What the exercise asks: Below are the records; give again exactly the lines from the one containing "Clone this chart in seaborn and matplotlib." through the one containing "import seaborn as sns", leaving out pictures.

Available data:
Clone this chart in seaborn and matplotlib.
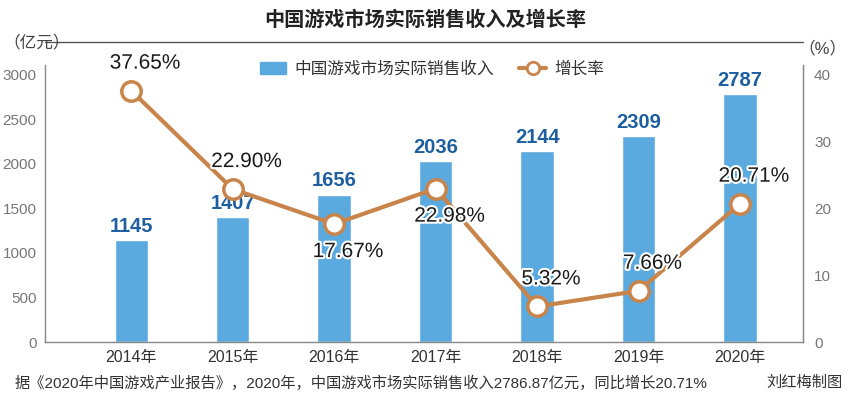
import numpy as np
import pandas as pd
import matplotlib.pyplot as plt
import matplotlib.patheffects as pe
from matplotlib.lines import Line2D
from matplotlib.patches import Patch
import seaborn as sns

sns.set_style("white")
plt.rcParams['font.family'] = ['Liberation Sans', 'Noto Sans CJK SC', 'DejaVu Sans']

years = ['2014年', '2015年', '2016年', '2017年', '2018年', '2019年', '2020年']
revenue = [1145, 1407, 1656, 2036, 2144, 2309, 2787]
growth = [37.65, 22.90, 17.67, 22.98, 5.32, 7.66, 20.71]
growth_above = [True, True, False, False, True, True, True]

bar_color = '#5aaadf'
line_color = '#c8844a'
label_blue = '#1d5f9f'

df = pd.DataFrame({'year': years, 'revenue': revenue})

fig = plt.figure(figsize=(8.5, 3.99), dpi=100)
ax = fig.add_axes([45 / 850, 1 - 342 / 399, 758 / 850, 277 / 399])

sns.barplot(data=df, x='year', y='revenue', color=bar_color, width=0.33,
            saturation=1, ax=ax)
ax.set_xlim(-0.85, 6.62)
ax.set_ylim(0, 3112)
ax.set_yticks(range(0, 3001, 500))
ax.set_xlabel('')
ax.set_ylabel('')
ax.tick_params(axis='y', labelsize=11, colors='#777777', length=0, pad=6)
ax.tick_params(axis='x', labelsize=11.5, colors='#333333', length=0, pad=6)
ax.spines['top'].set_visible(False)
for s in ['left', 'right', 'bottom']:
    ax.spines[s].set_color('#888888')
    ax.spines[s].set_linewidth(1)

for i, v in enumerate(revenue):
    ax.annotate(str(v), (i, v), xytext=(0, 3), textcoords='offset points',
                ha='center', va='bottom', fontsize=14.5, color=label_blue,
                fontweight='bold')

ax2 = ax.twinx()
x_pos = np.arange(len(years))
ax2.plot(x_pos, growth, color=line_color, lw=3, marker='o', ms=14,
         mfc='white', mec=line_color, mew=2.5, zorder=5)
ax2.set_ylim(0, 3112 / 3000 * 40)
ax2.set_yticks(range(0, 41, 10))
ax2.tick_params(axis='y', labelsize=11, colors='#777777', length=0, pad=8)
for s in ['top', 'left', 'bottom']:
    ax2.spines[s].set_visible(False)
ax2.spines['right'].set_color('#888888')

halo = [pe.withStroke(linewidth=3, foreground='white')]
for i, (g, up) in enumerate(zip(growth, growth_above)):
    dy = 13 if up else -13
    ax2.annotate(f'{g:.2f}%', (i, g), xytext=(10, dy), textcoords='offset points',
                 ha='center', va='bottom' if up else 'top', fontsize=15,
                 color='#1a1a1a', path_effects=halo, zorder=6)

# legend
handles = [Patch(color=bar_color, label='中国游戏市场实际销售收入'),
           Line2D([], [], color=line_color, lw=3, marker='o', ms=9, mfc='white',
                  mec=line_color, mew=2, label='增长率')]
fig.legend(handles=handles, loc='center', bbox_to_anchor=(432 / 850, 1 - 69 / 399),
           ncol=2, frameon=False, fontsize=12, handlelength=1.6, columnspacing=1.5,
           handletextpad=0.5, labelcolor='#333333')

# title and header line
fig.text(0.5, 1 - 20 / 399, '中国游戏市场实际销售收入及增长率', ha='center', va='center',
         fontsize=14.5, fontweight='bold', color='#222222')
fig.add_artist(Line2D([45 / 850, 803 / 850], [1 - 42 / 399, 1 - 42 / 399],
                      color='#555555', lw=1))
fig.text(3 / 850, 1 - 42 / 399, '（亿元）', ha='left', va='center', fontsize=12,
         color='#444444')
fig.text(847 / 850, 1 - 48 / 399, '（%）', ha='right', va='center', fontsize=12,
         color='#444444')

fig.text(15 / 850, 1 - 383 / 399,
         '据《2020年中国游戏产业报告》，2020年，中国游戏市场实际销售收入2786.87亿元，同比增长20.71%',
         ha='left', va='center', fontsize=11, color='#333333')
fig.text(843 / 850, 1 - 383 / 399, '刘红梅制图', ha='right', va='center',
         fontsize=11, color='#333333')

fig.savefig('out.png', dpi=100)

---

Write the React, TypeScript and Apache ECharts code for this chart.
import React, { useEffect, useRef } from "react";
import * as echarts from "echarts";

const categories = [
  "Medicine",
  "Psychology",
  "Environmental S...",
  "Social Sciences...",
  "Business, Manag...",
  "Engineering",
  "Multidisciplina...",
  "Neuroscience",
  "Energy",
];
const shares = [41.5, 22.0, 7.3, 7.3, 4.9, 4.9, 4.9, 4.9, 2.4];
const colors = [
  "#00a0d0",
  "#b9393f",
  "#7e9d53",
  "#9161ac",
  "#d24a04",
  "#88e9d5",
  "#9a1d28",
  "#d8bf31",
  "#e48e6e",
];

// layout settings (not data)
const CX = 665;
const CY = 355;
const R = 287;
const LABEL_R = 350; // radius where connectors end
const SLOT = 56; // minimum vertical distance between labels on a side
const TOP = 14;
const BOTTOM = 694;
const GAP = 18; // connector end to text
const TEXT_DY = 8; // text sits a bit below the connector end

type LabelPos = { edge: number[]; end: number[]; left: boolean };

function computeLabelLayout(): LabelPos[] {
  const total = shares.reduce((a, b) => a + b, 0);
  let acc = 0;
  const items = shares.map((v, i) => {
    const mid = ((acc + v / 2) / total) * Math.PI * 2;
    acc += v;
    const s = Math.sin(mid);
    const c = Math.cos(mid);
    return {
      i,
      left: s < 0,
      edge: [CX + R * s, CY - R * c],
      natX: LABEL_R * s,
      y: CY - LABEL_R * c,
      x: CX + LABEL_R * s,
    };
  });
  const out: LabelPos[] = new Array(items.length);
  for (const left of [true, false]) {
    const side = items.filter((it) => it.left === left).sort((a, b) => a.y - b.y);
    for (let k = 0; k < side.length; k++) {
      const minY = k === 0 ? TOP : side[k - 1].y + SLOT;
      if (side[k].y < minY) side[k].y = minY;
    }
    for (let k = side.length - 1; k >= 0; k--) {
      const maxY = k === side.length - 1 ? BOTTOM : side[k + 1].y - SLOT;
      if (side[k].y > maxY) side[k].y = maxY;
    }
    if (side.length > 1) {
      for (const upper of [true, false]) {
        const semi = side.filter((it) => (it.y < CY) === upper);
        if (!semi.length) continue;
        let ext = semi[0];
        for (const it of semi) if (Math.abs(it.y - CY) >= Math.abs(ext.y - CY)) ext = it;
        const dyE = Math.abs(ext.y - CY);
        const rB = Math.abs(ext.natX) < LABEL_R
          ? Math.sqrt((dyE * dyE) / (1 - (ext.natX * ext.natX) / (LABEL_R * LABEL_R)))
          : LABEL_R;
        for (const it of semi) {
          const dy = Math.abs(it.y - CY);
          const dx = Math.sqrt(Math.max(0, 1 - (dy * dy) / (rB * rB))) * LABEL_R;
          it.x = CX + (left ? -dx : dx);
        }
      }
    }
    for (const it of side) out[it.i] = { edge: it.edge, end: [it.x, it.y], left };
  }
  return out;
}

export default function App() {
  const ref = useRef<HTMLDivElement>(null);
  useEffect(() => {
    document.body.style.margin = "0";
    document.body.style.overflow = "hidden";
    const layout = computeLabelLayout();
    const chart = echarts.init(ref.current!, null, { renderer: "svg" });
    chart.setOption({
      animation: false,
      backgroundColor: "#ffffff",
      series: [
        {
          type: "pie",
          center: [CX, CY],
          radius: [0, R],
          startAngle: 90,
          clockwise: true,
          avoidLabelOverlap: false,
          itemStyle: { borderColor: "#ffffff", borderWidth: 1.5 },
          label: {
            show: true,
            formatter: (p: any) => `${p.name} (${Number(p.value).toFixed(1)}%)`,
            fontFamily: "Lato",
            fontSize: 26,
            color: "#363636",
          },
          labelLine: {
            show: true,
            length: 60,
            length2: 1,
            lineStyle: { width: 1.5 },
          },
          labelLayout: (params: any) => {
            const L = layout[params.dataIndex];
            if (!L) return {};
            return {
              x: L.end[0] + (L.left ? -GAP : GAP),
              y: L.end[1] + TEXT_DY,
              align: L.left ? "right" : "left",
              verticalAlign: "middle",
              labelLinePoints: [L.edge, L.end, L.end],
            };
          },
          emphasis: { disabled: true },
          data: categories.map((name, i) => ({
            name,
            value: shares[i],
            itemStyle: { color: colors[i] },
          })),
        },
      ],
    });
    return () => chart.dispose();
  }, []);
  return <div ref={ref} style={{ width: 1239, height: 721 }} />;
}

Result of this task:
Clone this chart in seaborn and matplotlib.
import numpy as np
import pandas as pd
import matplotlib.pyplot as plt
import matplotlib.patheffects as pe
from matplotlib.lines import Line2D
from matplotlib.patches import Patch
import seaborn as sns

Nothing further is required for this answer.